Who'll skip it: Anyone without a car, anyone who wants more than two restaurant choices within walking distance, anyone traveling with kids who need activity every three hours. The south is a 30–40 minute drive from Palm Beach's energy, Oranjestad's shops, and most of the island's boat trips and snorkeling operators. You're trading access for intimacy. Some visitors do it for an anniversary long weekend and love it; most pick the northwest beaches and day-trip Baby Beach instead, which is the more common move.

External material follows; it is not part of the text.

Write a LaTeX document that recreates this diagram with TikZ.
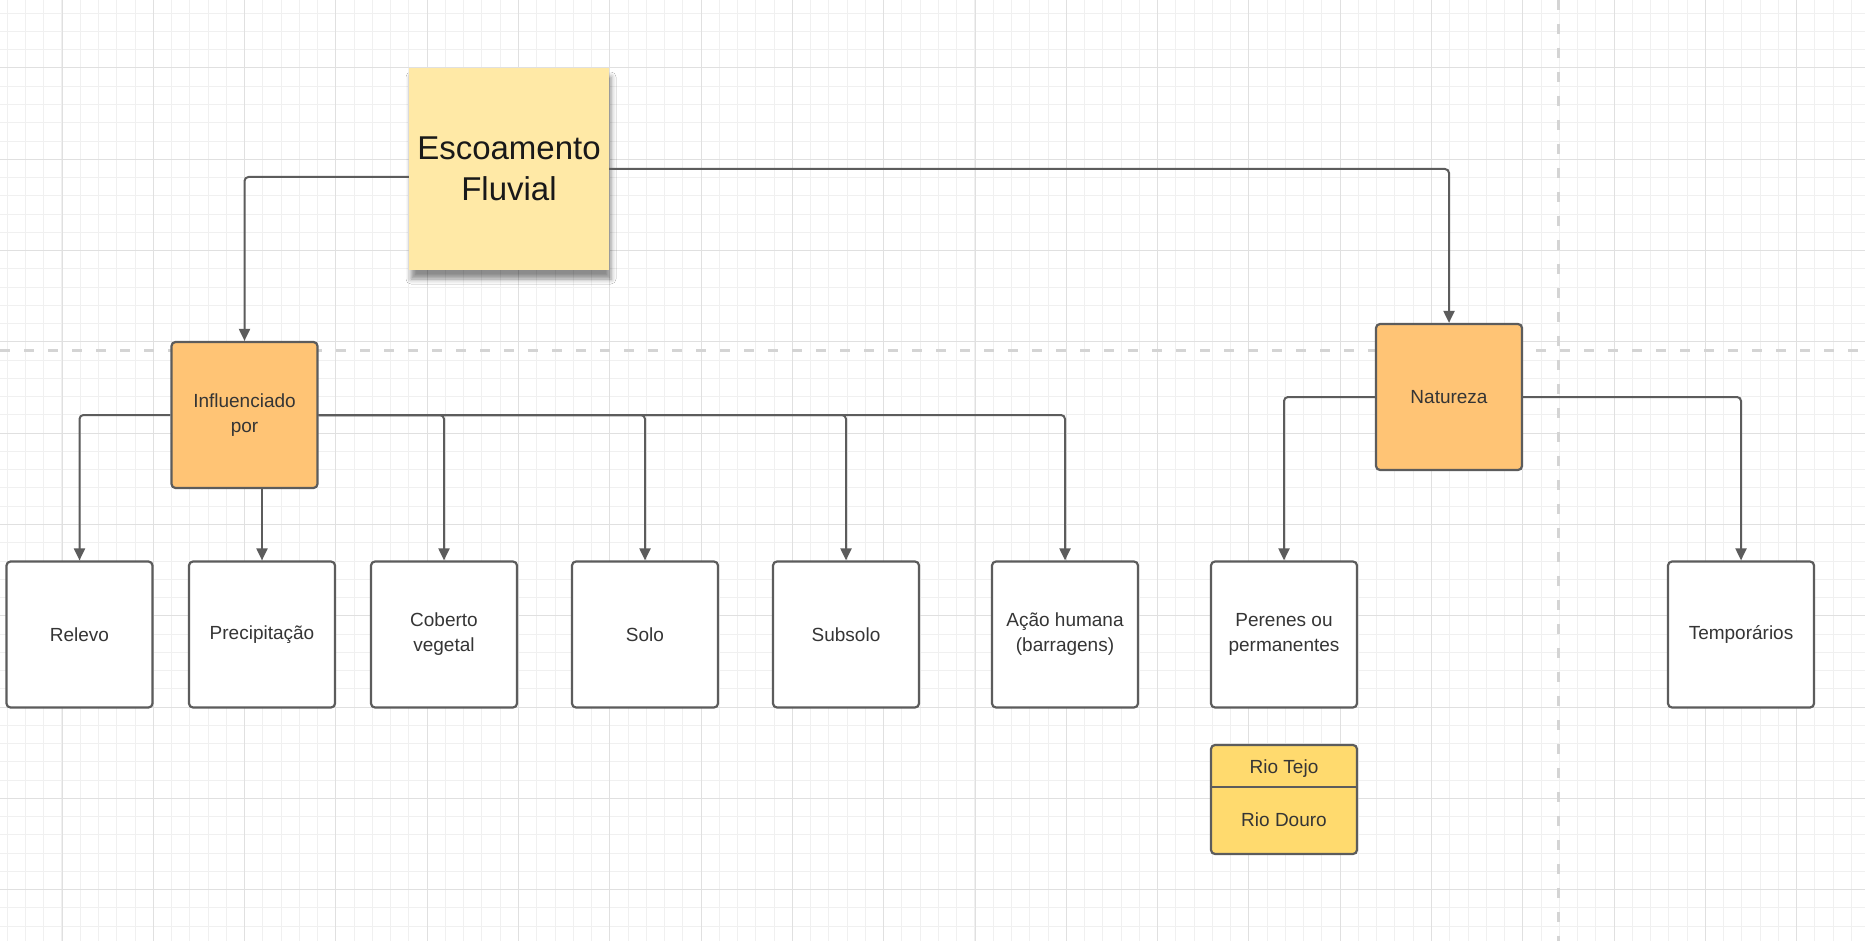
\documentclass[tikz,border=0pt]{standalone}
\usepackage{fontspec}
\setmainfont{Liberation Sans}
\usetikzlibrary{arrows.meta, positioning, calc, shadows.blur}
\definecolor{gridminor}{HTML}{F0F0F0}
\definecolor{gridmajor}{HTML}{E0E0E0}
\definecolor{guide}{HTML}{D4D4D4}
\definecolor{edgegray}{HTML}{5C5C5C}
\definecolor{stickyyellow}{HTML}{FFE9A6}
\definecolor{huborange}{HTML}{FFC475}
\definecolor{rioyellow}{HTML}{FFDA6E}
\definecolor{txtgray}{HTML}{353535}

\begin{document}
\begin{tikzpicture}[x=1pt, y=-1pt,
    box/.style={draw=edgegray, line width=2.2pt, rounded corners=4pt, minimum width=146pt, minimum height=146pt, align=center, text=txtgray, font=\fontsize{19}{25}\selectfont},
    leaf/.style={box, fill=white},
    hub/.style={box, fill=huborange},
    note/.style={fill=stickyyellow, minimum width=200pt, minimum height=202pt, align=center, text=black!90, font=\fontsize{33}{41}\selectfont,
        blur shadow={shadow xshift=2pt, shadow yshift=-9pt, shadow blur radius=5pt, shadow opacity=45}},
    arr/.style={-{Triangle[length=12pt, width=11pt]}, draw=edgegray, line width=2pt, rounded corners=4pt}
]
\useasboundingbox[fill=white] (0,0) rectangle (1865,941);

% background grid
\foreach \i in {0,...,101} \draw[gridminor, line width=1pt] ({7.2+18.26*\i},0) -- ({7.2+18.26*\i},941);
\foreach \i in {0,...,51} \draw[gridminor, line width=1pt] (0,{13.2+18.26*\i}) -- (1865,{13.2+18.26*\i});
\foreach \i in {0,...,19} \draw[gridmajor, line width=1pt] ({62+91.3*\i},0) -- ({62+91.3*\i},941);
\foreach \i in {0,...,9} \draw[gridmajor, line width=1pt] (0,{68+91.3*\i}) -- (1865,{68+91.3*\i});
\draw[guide, line width=3pt, dash pattern=on 10pt off 14pt] (0,350) -- (1865,350);
\draw[guide, line width=3pt, dash pattern=on 10pt off 14pt] (1558,0) -- (1558,941);

% nodes
\node[note] (title) at (509,169) {Escoamento\\Fluvial};
\node[hub] (infl) at (244.5,415) {Influenciado\\por};
\node[hub] (natur) at (1449,397) {Natureza};

\node[leaf] (relevo) at (79.5,634.5) {Relevo};
\node[leaf] (precip) at (262,634.5) {Precipitação};
\node[leaf] (coberto) at (444,634.5) {Coberto\\vegetal};
\node[leaf] (solo) at (645,634.5) {Solo};
\node[leaf] (subsolo) at (846,634.5) {Subsolo};
\node[leaf] (acao) at (1065,634.5) {Ação humana\\(barragens)};
\node[leaf] (perenes) at (1284,634.5) {Perenes ou\\permanentes};
\node[leaf] (temp) at (1741,634.5) {Temporários};

\node[box, fill=rioyellow, minimum height=109pt] (rio) at (1284,799.5) {};
\coordinate (split) at (1284,787);
\draw[edgegray, line width=2.2pt] (rio.west |- split) -- (rio.east |- split);
\node[text=txtgray, font=\fontsize{19}{25}\selectfont] (tejo) at (1284,769) {Rio Tejo};
\node[text=txtgray, font=\fontsize{19}{25}\selectfont] (douro) at (1284,820) {Rio Douro};

% connectors
\draw[arr] ($(title.west)+(0,8)$) -| (infl.north);
\draw[arr] (title.east) -| (natur.north);
\draw[arr] (infl.west) -| (relevo.north);
\draw[arr] (infl.south -| precip.north) -- (precip.north);
\foreach \t in {coberto, solo, subsolo, acao} \draw[arr] (infl.east) -| (\t.north);
\draw[arr] (natur.west) -| (perenes.north);
\draw[arr] (natur.east) -| (temp.north);
\end{tikzpicture}
\end{document}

Decision Shortcut by Traveler Type
First-timers / families with young kids: Palm Beach high-rise strip. Walkability, dining density, zero logistics stress. Check rates at Marriott, Hilton, Holiday Inn, or Embassy Suites. Use the trip planner to size your days.
Honeymooners / couples / repeat visitors: Eagle Beach low-rise. Quieter sand, suite layouts, adults-only options (RIU, Marriott). Budget a car or accept Uber costs. Compare to Palm Beach in the Eagle Beach vs Palm Beach breakdown if you're torn.
Groups / villas / budget-conscious: Inland Noord. Airbnb or condo-hotels, car required, 30–50% savings. Vet reviews obsessively.
All-inclusive believers: RIU Palace Antillas (Palm Beach, adults-only) or Divi properties (one low-rise, one high-rise). Read the all-inclusive-or-not verdict first — most Aruba veterans skip AI and eat around.
Romance + seclusion: Savaneta guesthouses. Flying Fishbone reservation mandatory, car mandatory, Baby Beach your backyard. Not for anyone who wants nightlife or variety.
Flamingo obsession: Renaissance Oranjestad. Only way to guarantee private-island access without day-pass gambling. Downtown energy is meh; you're here for the birds.
Palm versus Eagle is the core fork for most. If you want the full beaches and resorts browse, the data's there. If you want someone else to just decide, the planner quiz will route you in 90 seconds. But the real answer is simpler than the internet makes it: pick the beach that matches your tolerance for noise, then worry about the room. Aruba's small enough that you'll see the rest either way.